> "Michael Haufe (TNO)" wrote in message
> news:4a1c28ea-447b-4e9b...@googlegroups.com...
>> On Saturday, June 11, 2016 at 12:52:43 PM UTC-5, Chris M. Thomasson
>> wrote:
>> I created a little complex number library for some new
>> fractal encryption techniques I am going to put online.
>> I am a bit worried about all of the arrays I am using in
>> the following code:
>> ______________________________
>> "use strict";
[...]
>> function ct_complex_mul(c0, c1)
>> {
>> return [c0[0] * c1[0] - c0[1] * c1[1],
>> c0[0] * c1[1] + c0[1] * c1[0]];
>> }
[...]
>> function ct_complex_pow(c, p)
>> {
>> var l = ct_complex_abs(c);
>> var s = Math.pow(l, p);
>> var a = Math.atan2(c[1], c[0]) * p;
>>
>> return [Math.cos(a) * s, Math.sin(a) * s];
>> }
>>
>> function ct_complex_roots(c, p)
>> {
>> var l = ct_complex_abs(c);
>> var s = Math.pow(l, 1.0 / p);
>> var a = Math.atan2(c[1], c[0]) / p;
>>
>> var n = Math.ceil(Math.abs(p));
>> var as = (Math.PI * 2) / p;
>> var roots = [];
>>
>> for (var i = 0; i < n; ++i)
>> {
>> roots.push([Math.cos(a + as * i) * s,
>> Math.sin(a + as * i) * s]);
>> }
>>
>> return roots;
>> }
>> ______________________________
>>
>>
>> If I call any of the functions above in a large
>> iteration, will memory start to explode and stress
>> out the garbage collector?
[...]
> Potentially, yes.
Yup. I agree. Its behaving okay for some stuff, but
I do not trust it under prolonged sustained load.
> You want to avoid the intermediate data structures
> obviously, but the question is how? Sadly since
> JavaScript uses CBV evaluation semantics, you won't
> get any help there [1]. Which means it's up to you
> to do some creative thinking in your data structures.

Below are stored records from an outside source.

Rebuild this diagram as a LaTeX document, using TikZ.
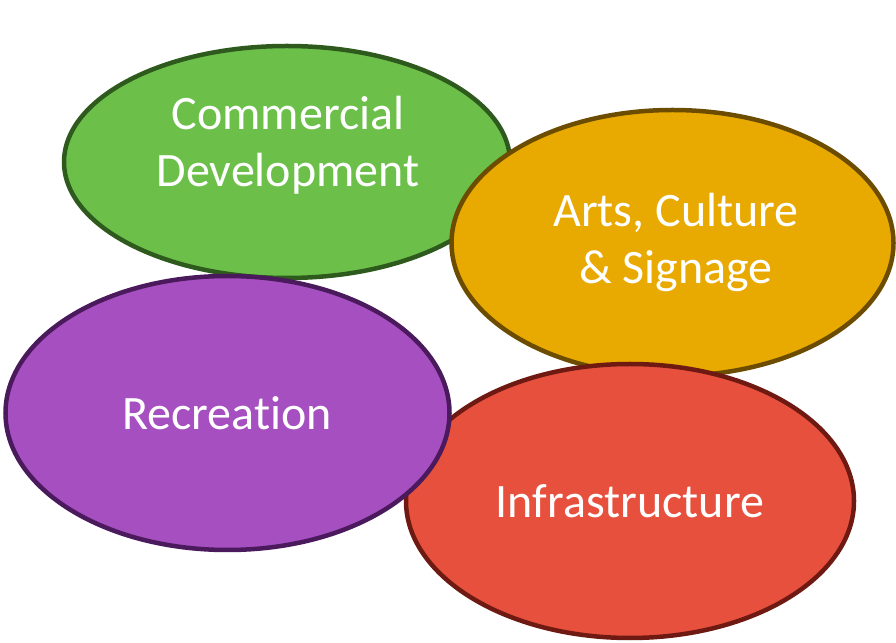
\documentclass[tikz,border=0pt]{standalone}
\usepackage{fontspec}
\setmainfont[Ligatures={NoCommon}]{Carlito}
\definecolor{gfill}{HTML}{6CC04A}
\definecolor{gdraw}{HTML}{2F5A1E}
\definecolor{ofill}{HTML}{E8A900}
\definecolor{odraw}{HTML}{6B4C00}
\definecolor{pfill}{HTML}{A64FC0}
\definecolor{pdraw}{HTML}{4A1A5C}
\definecolor{rfill}{HTML}{E8503E}
\definecolor{rdraw}{HTML}{6E1A12}
\begin{document}
\begin{tikzpicture}[x=1pt,y=1pt,
  blob/.style={line width=4.5pt},
  lbl/.style={text=white, align=center, font=\fontsize{48}{57}\selectfont}]
\useasboundingbox (0,0) rectangle (896,642);
\draw[blob, draw=gdraw, fill=gfill] (287,480) ellipse [x radius=223, y radius=116];
\node[lbl] (gt) at (288,497) {Commercial\\Development};
\draw[blob, draw=odraw, fill=ofill] (672.5,399) ellipse [x radius=221, y radius=133];
\node[lbl] (ot) at (676,400) {Arts, Culture\\\& Signage};
\draw[blob, draw=rdraw, fill=rfill] (630,141) ellipse [x radius=224, y radius=137];
\node[lbl] (rt) at (630,141) {Infrastructure};
\draw[blob, draw=pdraw, fill=pfill] (227.5,229) ellipse [x radius=222, y radius=137];
\node[lbl] (pt) at (227,229) {Recreation};
\end{tikzpicture}
\end{document}
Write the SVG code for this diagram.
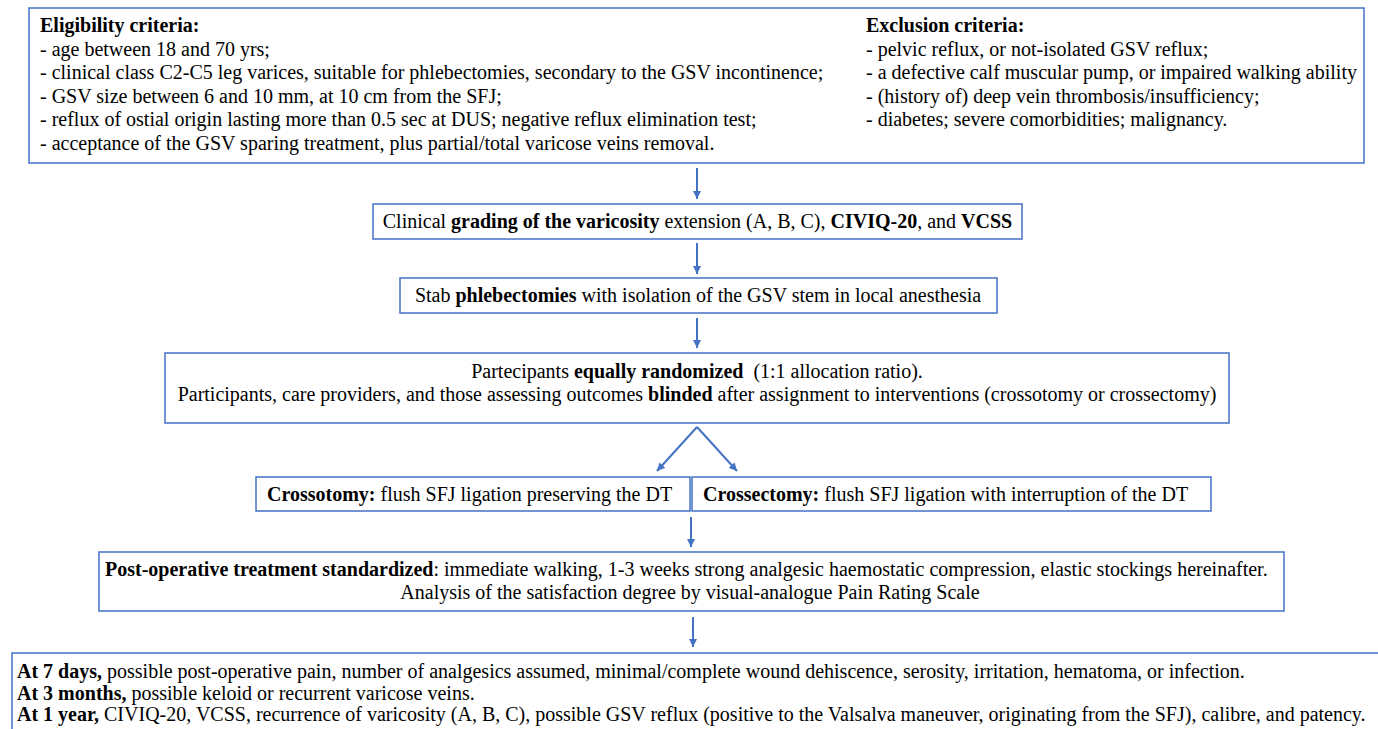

Agreed. For instance, intrusive function design should
work well here. Lets focus on converting the functional
complex multiplication function:
_______________________________________
>> function ct_complex_mul(c0, c1)
>> {
>> return [c0[0] * c1[0] - c0[1] * c1[1],
>> c0[0] * c1[1] + c0[1] * c1[0]];
>> }
_______________________________________
into an intrusive form:
_______________________________________
function ct_complex_mul(c0, c1)
{
var x = c0[0] * c1[0] - c0[1] * c1[1];
c0[1] = c0[0] * c1[1] + c0[1] * c1[0];
c0[0] = x;
return c0;
}
_______________________________________
Now, this will modify (c0), effectively turning it into
an input/output parameter. To call it in a loop could
look like:
_______________________________________
function foo_with_intrusive()
{
var z = [1, 1];
var c = [2, 2];
for (var i = 0; i < 10; ++i)
{
z = ct_complex_mul(z, c);
}
}
_______________________________________
Also, we can do this another way that involves an explicit
output parameter to the function. Something like:
_______________________________________
function ct_complex_mul(c0, c1, out)
{
out[0] = c0[0] * c1[0] - c0[1] * c1[1];
out[1] = c0[0] * c1[1] + c0[1] * c1[0];
return out;
}
_______________________________________
To call it in a loop could look like:
_______________________________________
function foo_with_out()
{
var out = [0, 0];
var z = [1, 1];
var c = [2, 2];
for (var i = 0; i < 10; ++i)
{
out = ct_complex_mul(z, c);
z[0] = out[0];
z[1] = out[1];
}
}
_______________________________________
Notice that both approaches have caveats, but both of them
will not have a chance to create a shi% load of objects!
Do you have some better ideas here?
> Looking at what you have thus far, I don't think
> there is much you can do to improve things at this
> level of discourse, at best I think you might get a
> constant factor speedup at the significant expense
> of readability. (Bit fiddling and Math.foo()
> alternatives...)
FWIW, check out this sqrt estimation algorithm:
http://forums.parallax.com/discussion/147522/dog-leg-hypotenuse-approximation
;^)
> I think what I would do is evaluate how the application
> is developing and at that stage try to discover some
> form of higher level rules that you can exploit. For
> example, for manipulating sums:
> 1 + 2 + 3 + ... + n = (n*(n+1)) / 2
Indeed.
> Another thought is to switch to polar coordinates
> instead of Cartesian coordinates as it would simplify
> multiplication and division at least. With fractal based
> work this might be more intuitive anyway, yes?
Right. However, I think that converting Polar into Cartesian
in order to add/subtract is the simplest route correct?